NATO delegation acknowledges lack of Afghan support
Recently, a delegation of six members of the Defence and Security Committee of NATO's Parliamentary Assembly visited Afghanistan to assess NATO's mission. Led by Portuguese diplomat Julio Miranda Calha, the delegation included an American, a British, and a Canadian representative.
In their initial press release, the delegation makes a startling admission. After initial niceties about the mission ("visible progress", "increased economic activity", etc.), the statement airs its "strong concern" on a number of matters:
The NATO mission still suffers from a lack of personnel and assets... While NATO forces are able to clear any given area of insurgents, they do not have enough personnel to 'backfill' and hold a cleared area after a successful operation... The end result is the re-infiltration of cleared areas by insurgents, and an inability by local populations to commit to actively support NATO and the central government.An "inability by local populations to commit to actively support NATO and the central government" is bureaucrat-speak. It means that Afghan villagers do not (or cannot) support NATO's war effort, nor Karzai's government. Of course, this refers primarily to southern Afghanistan, where support for the NATO/US missions has dropped dramatically, according to polls. A November 2006 opinion poll conducted in Afghanistan (pdf here) found that 43% of the residents of Kandahar and Helmand provinces, where Canadian combat troops have been active, feel that the toppling of the Taliban government was a “bad thing”. Further, this figure has jumped since the year previous, when just 13% of Afghans in the southern region felt that way.

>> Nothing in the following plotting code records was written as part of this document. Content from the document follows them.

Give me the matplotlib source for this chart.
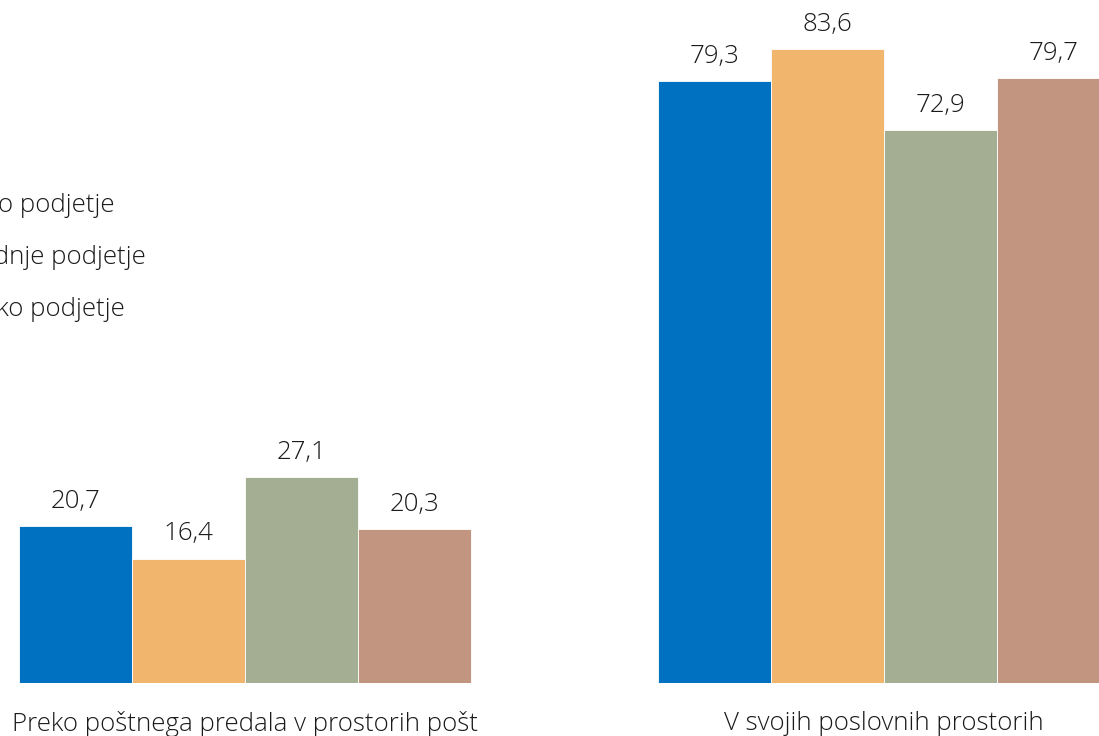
import matplotlib.pyplot as plt
import numpy as np

plt.rcParams['font.family'] = ['Open Sans', 'DejaVu Sans']

categories = ['Preko poštnega predala v prostorih pošt', 'V svojih poslovnih prostorih']
series = ['Skupaj', 'Malo podjetje', 'Srednje podjetje', 'Veliko podjetje']
values = {
    'Skupaj': [20.7, 79.3],
    'Malo podjetje': [16.4, 83.6],
    'Srednje podjetje': [27.1, 72.9],
    'Veliko podjetje': [20.3, 79.7],
}
colors = ['#0070c0', '#f2b56e', '#a3ae92', '#c29580']
txt = '#1a1a1a'
fs = 18.6

fig = plt.figure(figsize=(10.99, 7.36), dpi=100)
ax = fig.add_axes([0, 53 / 736, 1, 683 / 736])

x = np.arange(len(categories))
width = 113 / 639
bars = []
for i, name in enumerate(series):
    pos = x + (i - 1.5) * width
    b = ax.bar(pos, values[name], width, color=colors[i], edgecolor='white', linewidth=0.6)
    bars.append(b)
    for xp, v in zip(pos, values[name]):
        ax.annotate(f'{v:.1f}'.replace('.', ','), (xp, v), xytext=(0, 13),
                    textcoords='offset points', ha='center', va='baseline',
                    fontsize=fs, fontweight='light', color=txt)

ax.set_xlim(-245 / 639, (1099 - 245) / 639)
ax.set_ylim(0, 90)
ax.set_xticks(x)
ax.set_xticklabels(categories, fontsize=fs, fontweight='light', color=txt)
ax.tick_params(axis='x', length=0, pad=20)
ax.set_yticks([])
for s in ax.spines.values():
    s.set_visible(False)

# legend sits partly past the left edge of the canvas
leg = fig.legend([b[0] for b in bars[1:]], series[1:], loc='center left',
                 bbox_to_anchor=(-140 / 1099, (736 - 257.5) / 736), frameon=False,
                 fontsize=fs, labelcolor=txt, labelspacing=1.05)
for t in leg.get_texts():
    t.set_fontweight('light')

fig.savefig('out.png', dpi=100)
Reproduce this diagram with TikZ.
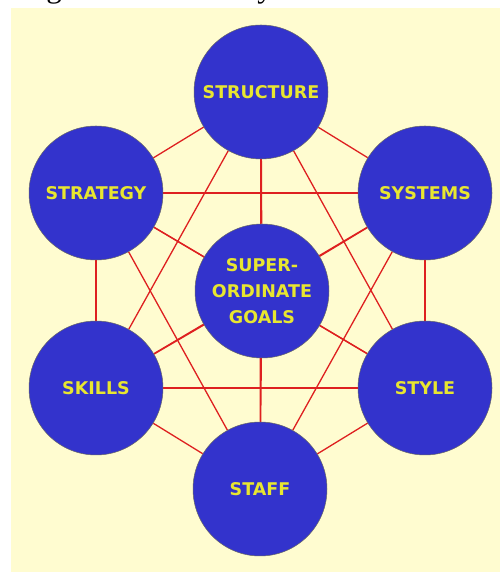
\documentclass[tikz,border=0pt]{standalone}
\usepackage{fontspec}
\setmainfont{Liberation Serif}
\newfontfamily\labelfont{DejaVu Sans}
\definecolor{paper}{RGB}{255,252,208}
\definecolor{sblue}{RGB}{51,51,204}
\definecolor{syellow}{RGB}{232,230,48}
\definecolor{sred}{RGB}{222,32,32}
\pgfdeclarelayer{back}
\pgfdeclarelayer{lines}
\pgfsetlayers{back,lines,main}
\begin{document}
\begin{tikzpicture}[x=1pt, y=1pt,
    element/.style={circle, fill=sblue, draw=black!60, line width=0.5pt,
      minimum size=134pt, inner sep=0pt, text=syellow, align=center,
      font=\labelfont\bfseries\fontsize{17.5}{26}\selectfont},
    link/.style={draw=sred, line width=1.3pt}]
    \useasboundingbox (0, 0) rectangle (500, 572);
    % caption, cut off by the page edge
    \node[anchor=base, inner sep=0pt, font=\fontsize{31}{31}\selectfont] (caption) at (250, 574) {Figure 1: McKinsey's 7s Framework};
    \begin{pgfonlayer}{back}
        \fill[paper] (11, 0) rectangle (500, 564);
    \end{pgfonlayer}
    \node[element] (structure) at (261, 480) {STRUCTURE};
    \node[element] (strategy) at (96, 379) {STRATEGY};
    \node[element] (systems) at (425, 379) {SYSTEMS};
    \node[element] (goals) at (262, 281) {SUPER-\\ORDINATE\\GOALS};
    \node[element] (skills) at (96, 184) {SKILLS};
    \node[element] (style) at (425, 184) {STYLE};
    \node[element] (staff) at (260, 83) {STAFF};
    % every element is tied to every other one
    \begin{pgfonlayer}{lines}
        \foreach \a/\b in {structure/systems, structure/style, structure/staff,
            structure/skills, structure/strategy, structure/goals,
            systems/style, systems/staff, systems/skills, systems/strategy, systems/goals,
            style/staff, style/skills, style/strategy, style/goals,
            staff/skills, staff/strategy, staff/goals,
            skills/strategy, skills/goals, strategy/goals}
            \draw[link] (\a) -- (\b);
    \end{pgfonlayer}
\end{tikzpicture}
\end{document}
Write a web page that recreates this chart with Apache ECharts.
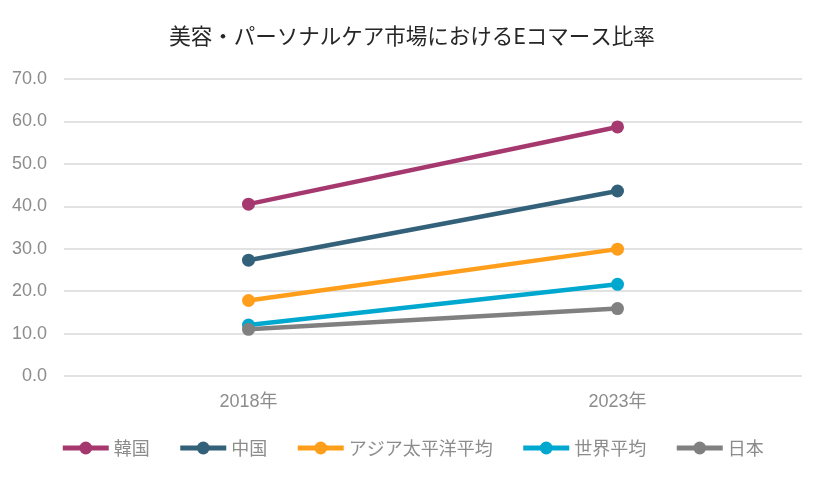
<!DOCTYPE html>
<html><head><meta charset="utf-8">
<script src="https://cdn.jsdelivr.net/npm/echarts@6/dist/echarts.min.js"></script>
<style>html,body{margin:0;padding:0;background:#fff}#c{width:824px;height:478px}</style>
</head><body><div id="c"></div>
<script>
const categories = ['2018年', '2023年'];
const seriesNames = ['韓国', '中国', 'アジア太平洋平均', '世界平均', '日本'];
const korea = [40.5, 58.7];
const china = [27.3, 43.6];
const asiaPacific = [17.8, 29.9];
const world = [12.0, 21.6];
const japan = [11.0, 15.9];
const yTicks = [0, 10, 20, 30, 40, 50, 60, 70];
const colors = ['#A5396F', '#336179', '#FF9E1B', '#00A8CF', '#808080'];

const values = [korea, china, asiaPacific, world, japan];
const font = '"Liberation Sans", "Noto Sans CJK JP", sans-serif';
const jpFont = '"Noto Sans CJK JP", sans-serif';
const chart = echarts.init(document.getElementById('c'));
chart.setOption({
  animation: false,
  title: { text: '美容・パーソナルケア市場におけるEコマース比率', left: 'center', top: 20,
    textStyle: { fontFamily: jpFont, fontSize: 21.5, fontWeight: 'normal', color: '#262626' } },
  grid: { left: 64, right: 22, top: 79, bottom: 102, containLabel: false },
  legend: { top: 434, left: 'center', itemWidth: 46, itemHeight: 16, itemGap: 28,
    lineStyle: { width: 5 },
    textStyle: { fontFamily: jpFont, fontSize: 18, color: '#8c8c8c' },
    data: seriesNames },
  xAxis: { type: 'category', data: categories, boundaryGap: true,
    axisLine: { show: false }, axisTick: { show: false },
    axisLabel: { fontFamily: font, fontSize: 18, color: '#8c8c8c', margin: 17 } },
  yAxis: { type: 'value', min: yTicks[0], max: yTicks[yTicks.length - 1], interval: 10,
    axisLine: { show: false }, axisTick: { show: false },
    splitLine: { lineStyle: { color: '#d9d9d9', width: 1.5 } },
    axisLabel: { fontFamily: font, fontSize: 18, color: '#8c8c8c', margin: 17,
      formatter: v => v.toFixed(1) } },
  series: seriesNames.map((n, i) => ({
    name: n, type: 'line', data: values[i], color: colors[i],
    symbol: 'circle', symbolSize: 13,
    lineStyle: { width: 4.5, color: colors[i] },
    itemStyle: { color: colors[i] }
  }))
});
</script></body></html>
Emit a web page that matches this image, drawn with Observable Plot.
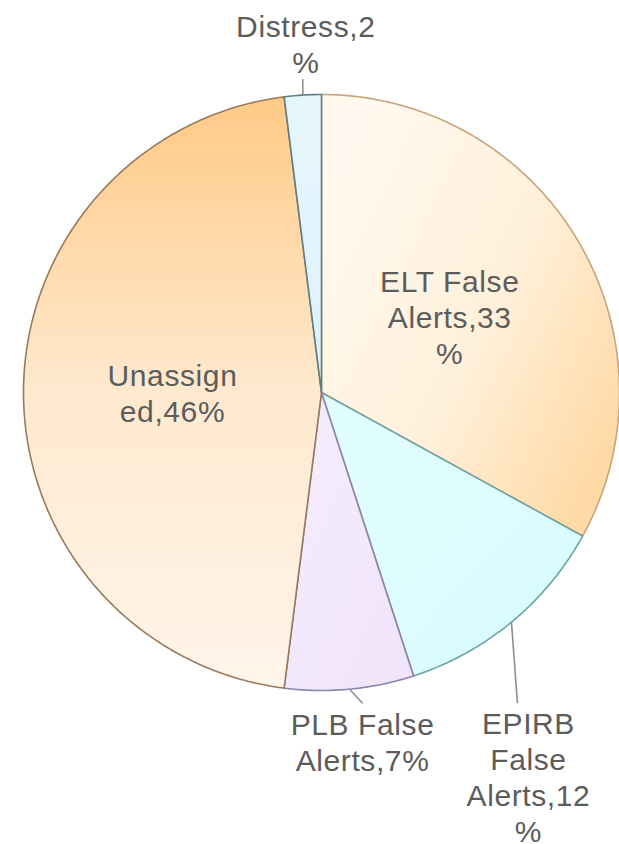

Returning to the delegation's assessment: They call for more troops and intelligence with fewer restrictions on troop activities ("caveats"). Then they turn to Karzai's government:
Corruption, often linked to the surging drug trade, crippled efforts at every level of government from, for example, the Ministry of the Interior, to provincial governors, judges and police forces. Without dramatic progress in these areas, the vision of a stable and democratic state, responsive to the needs of the Afghan people, will remain unattainableThey conclude:
Fundamentally, the delegation came away with a sense that current efforts are making significant incremental progress, but not at a rate that will ensure without doubt an acceptable end state to our mission there.